Однако это овеществление всего и вся странным образом привело к результату, противоположному тому, который предполагали рациональные модернисты. Отказавшись от всякой трансцендентности как «иррациональной» и сосредоточившись исключительно на создании и постоянном усовершенствовании множества «разумных» социальных, политических, экономических, технологических систем, они на каком-то этапе вдруг с ужасом для себя обнаружили, что эти системы становятся все более непостижимыми для самих их создателей и все менее поддаются контролю с их стороны. В итоге им приходится предпринимать парадоксальные попытки путем «объективного анализа» понять то, что они сами придумали и создали. А это означает ни больше ни меньше как обретение техническими, экономическими и прочими системами своей собственной автономной «жизни». Таким образом, на смену кажущемуся «расколдовыванию мира» — чем так гордились рационалисты эпохи модерна — приходит его, по выражению Мишеля Маффесоли, «новая околдованность».

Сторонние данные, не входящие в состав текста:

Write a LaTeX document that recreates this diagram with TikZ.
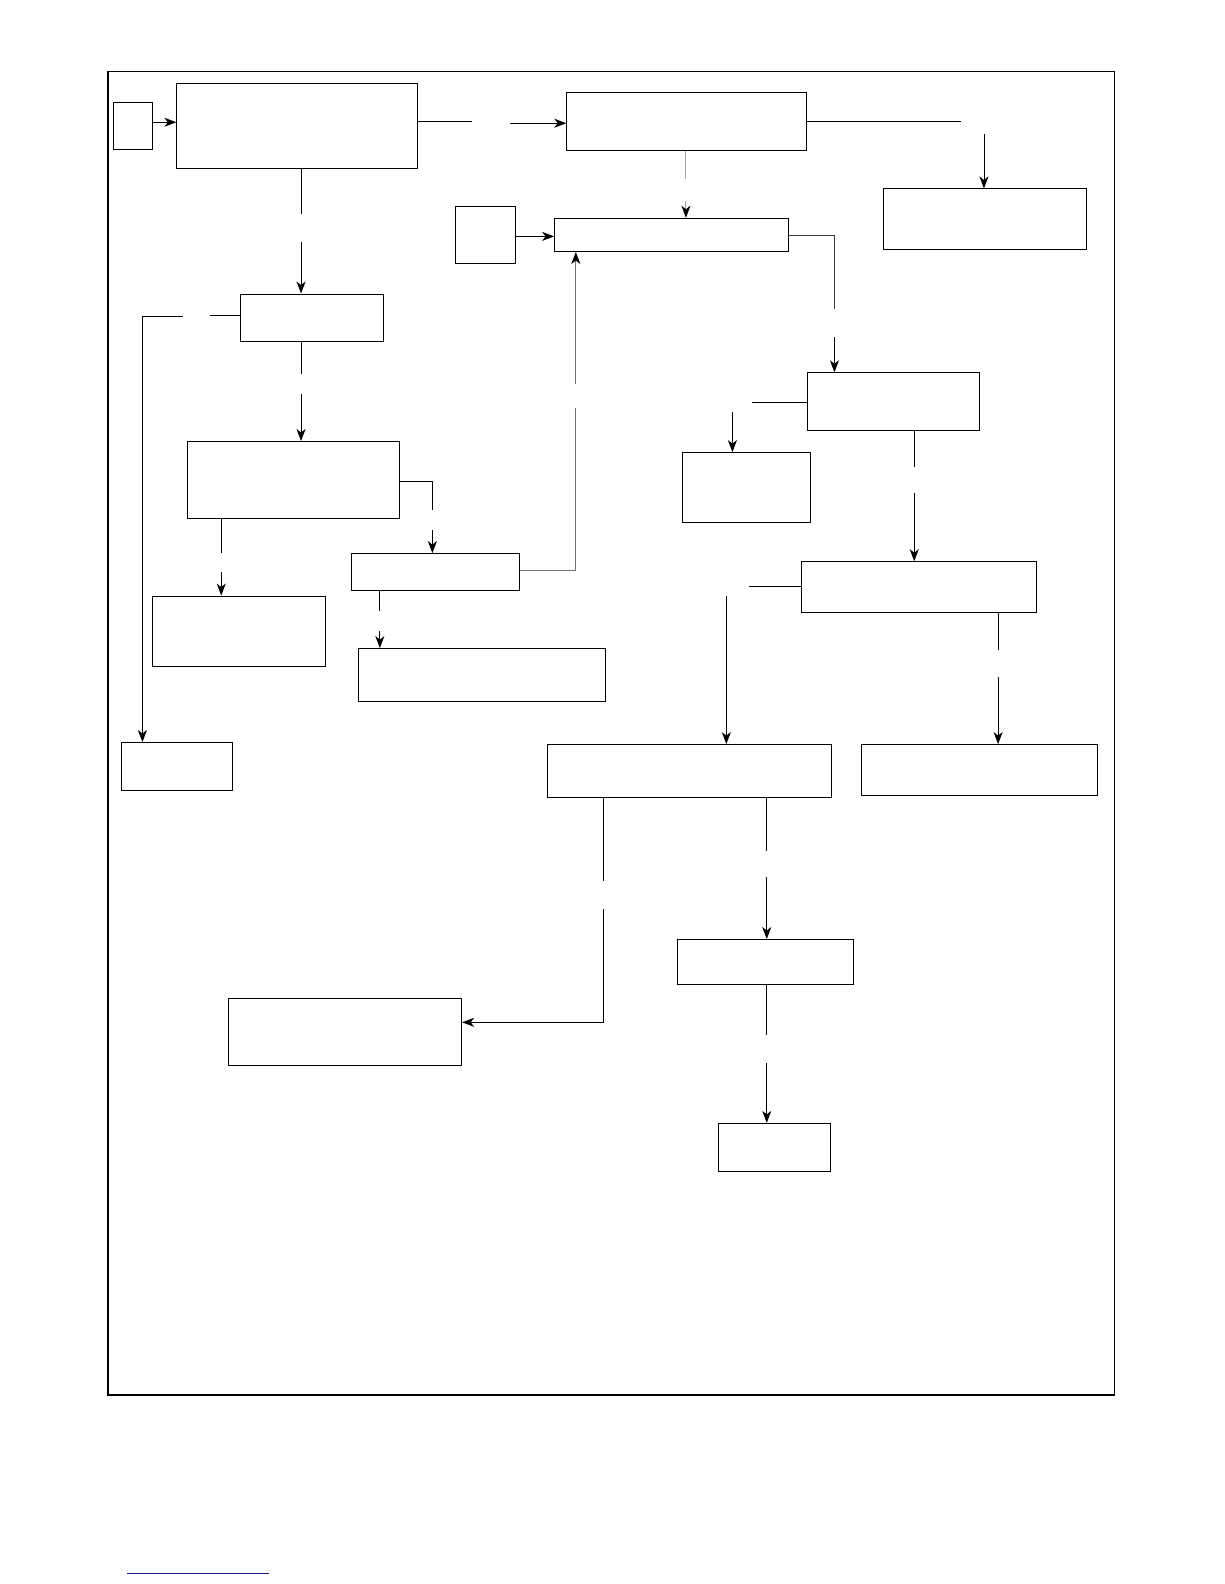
\documentclass[tikz,border=0pt]{standalone}
\usetikzlibrary{arrows.meta,fit}
\definecolor{linkblue}{RGB}{25,25,140}
\begin{document}
\begin{tikzpicture}[x=1.0099pt,y=-1.0099pt,
 box/.style={draw,line width=0.9pt,inner sep=0pt},
 conn/.style={line width=0.9pt},
 arr/.style={conn,-{Stealth[length=12pt,width=9pt,inset=3.5pt,color=black]}},
 grayconn/.style={conn,draw=black!55},
 midgray/.style={conn,draw=black!75}]
\useasboundingbox (0,0) rectangle (1212,1568);
\node[draw,line width=1.5pt,inner sep=0pt,fit={(107,71) (1103,1381)}] (frame) {};
% boxes
\node[box,fit={(112,101) (151,148)}] (A) {};
\node[box,fit={(175,83) (413,167)}] (B) {};
\node[box,fit={(561,92) (798,149)}] (C) {};
\node[box,fit={(875,187) (1075,247)}] (D) {};
\node[box,fit={(451,204) (510,261)}] (E) {};
\node[box,fit={(549,216) (780,249)}] (F) {};
\node[box,fit={(238,291) (380,338)}] (G) {};
\node[box,fit={(186,437) (395,513)}] (H) {};
\node[box,fit={(348,548) (514,584)}] (I) {};
\node[box,fit={(151,590) (322,660)}] (J) {};
\node[box,fit={(355,642) (599,694)}] (K) {};
\node[box,fit={(120,735) (230,782)}] (L) {};
\node[box,fit={(799,369) (970,426)}] (M) {};
\node[box,fit={(676,448) (802,517)}] (N) {};
\node[box,fit={(793,556) (1026,606)}] (O) {};
\node[box,fit={(542,737) (823,789)}] (P) {};
\node[box,fit={(853,737) (1086,787)}] (Q) {};
\node[box,fit={(671,930) (845,974)}] (R) {};
\node[box,fit={(226,988) (457,1055)}] (S) {};
\node[box,fit={(711,1112) (822,1160)}] (T) {};
% gap coordinates
\coordinate (bc1) at (467,120); \coordinate (bc2) at (505,122);
\coordinate (cd1) at (951,120); \coordinate (cd2) at (974,133);
\coordinate (cf1) at (679,177); \coordinate (cf2) at (679,199);
\coordinate (fm1) at (826,306); \coordinate (fm2) at (826,334);
\coordinate (if1) at (570,404); \coordinate (if2) at (570,380);
\coordinate (bg1) at (298,212); \coordinate (bg2) at (298,240);
\coordinate (gl1) at (208,312); \coordinate (gl2) at (181,313);
\coordinate (gh1) at (298,370); \coordinate (gh2) at (298,390);
\coordinate (hi1) at (428,505); \coordinate (hi2) at (428,525);
\coordinate (hj1) at (219,547); \coordinate (hj2) at (219,566);
\coordinate (ik1) at (376,605); \coordinate (ik2) at (376,625);
\coordinate (mn1) at (744,398); \coordinate (mn2) at (725,408);
\coordinate (mo1) at (905,462); \coordinate (mo2) at (905,488);
\coordinate (op1) at (741,581); \coordinate (op2) at (719,590);
\coordinate (oq1) at (988,643); \coordinate (oq2) at (988,670);
\coordinate (ps1) at (597,872); \coordinate (ps2) at (597,900);
\coordinate (pr1) at (759,842); \coordinate (pr2) at (759,868);
\coordinate (rt1) at (759,1025); \coordinate (rt2) at (759,1052);
% connectors
\draw[arr] (A.east |- 0,121) -- (B.west |- 0,121);
\draw[conn] (B.east |- bc1) -- (bc1);
\draw[arr] (bc2) -- (C.west |- bc2);
\draw[conn] (C.east |- cd1) -- (cd1);
\draw[arr] (cd2) -- (D.north -| cd2);
\draw[grayconn,draw=black!35] (C.south -| cf1) -- (cf1);
\draw[grayconn,draw=black!35,arr] (cf2) -- (F.north -| cf2);
\draw[arr] (E.east |- 0,234) -- (F.west |- 0,234);
\draw[midgray] (F.east |- 0,233) -| (fm1);
\draw[arr] (fm2) -- (M.north -| fm2);
\draw[grayconn] (I.east |- 0,565) -| (if1);
\draw[grayconn,arr] (if2) -- (F.south -| if2);
\draw[conn] (B.south -| bg1) -- (bg1);
\draw[arr] (bg2) -- (G.north -| bg2);
\draw[conn] (G.west |- gl1) -- (gl1);
\draw[arr] (gl2) -| (L.north -| 141,0);
\draw[conn] (G.south -| gh1) -- (gh1);
\draw[arr] (gh2) -- (H.north -| gh2);
\draw[conn] (H.east |- 0,477) -| (hi1);
\draw[arr] (hi2) -- (I.north -| hi2);
\draw[conn] (H.south -| hj1) -- (hj1);
\draw[arr] (hj2) -- (J.north -| hj2);
\draw[conn] (I.south -| ik1) -- (ik1);
\draw[arr] (ik2) -- (K.north -| ik2);
\draw[conn] (M.west |- mn1) -- (mn1);
\draw[arr] (mn2) -- (N.north -| mn2);
\draw[conn] (M.south -| mo1) -- (mo1);
\draw[arr] (mo2) -- (O.north -| mo2);
\draw[conn] (O.west |- op1) -- (op1);
\draw[arr] (op2) -- (P.north -| op2);
\draw[conn] (O.south -| oq1) -- (oq1);
\draw[arr] (oq2) -- (Q.north -| oq2);
\draw[conn] (P.south -| ps1) -- (ps1);
\draw[arr] (ps2) |- (S.east |- 0,1012);
\draw[conn] (P.south -| pr1) -- (pr1);
\draw[arr] (pr2) -- (R.north -| pr2);
\draw[conn] (R.south -| rt1) -- (rt1);
\draw[arr] (rt2) -- (T.north -| rt2);
% bottom link line
\coordinate (bl1) at (126,1558); \coordinate (bl2) at (266,1558);
\draw[line width=1pt,draw=linkblue] (bl1) -- (bl2);
\end{tikzpicture}
\end{document}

Миром начинают править не вещи, а образы этих вещей — именно эта перемена знаменует собой переход от эпохи модерна к эпохе постмодерна. Мир с очевидностью «развеществляется» — что проявляется даже на той же шкале материальной «плотности», где на смену металлу все более приходит пластик.
Наиболее точно и остроумно описал эту метаморфозу Виктор Пелевин в рассказе «Святочный киберпанк»:
Ведь даже богатство, к которому всю жизнь стремится человек, в наши дни означает не подвалы, где лежат груды золота, а совершенно бессмысленную для непосвященных цепочку нулей и единиц, хранящуюся в памяти банковского компьютера, и все, чего добивается самый удачливый предприниматель за полные трудов и забот годы перед тем, как инфаркт или пуля вынуждают его перейти к иным формам бизнеса, так это изменения последовательности зарядов на каком-нибудь тридцатидвухэмиттерном транзисторе из чипа, который так мал, что и разглядеть-то его можно только в микроскоп.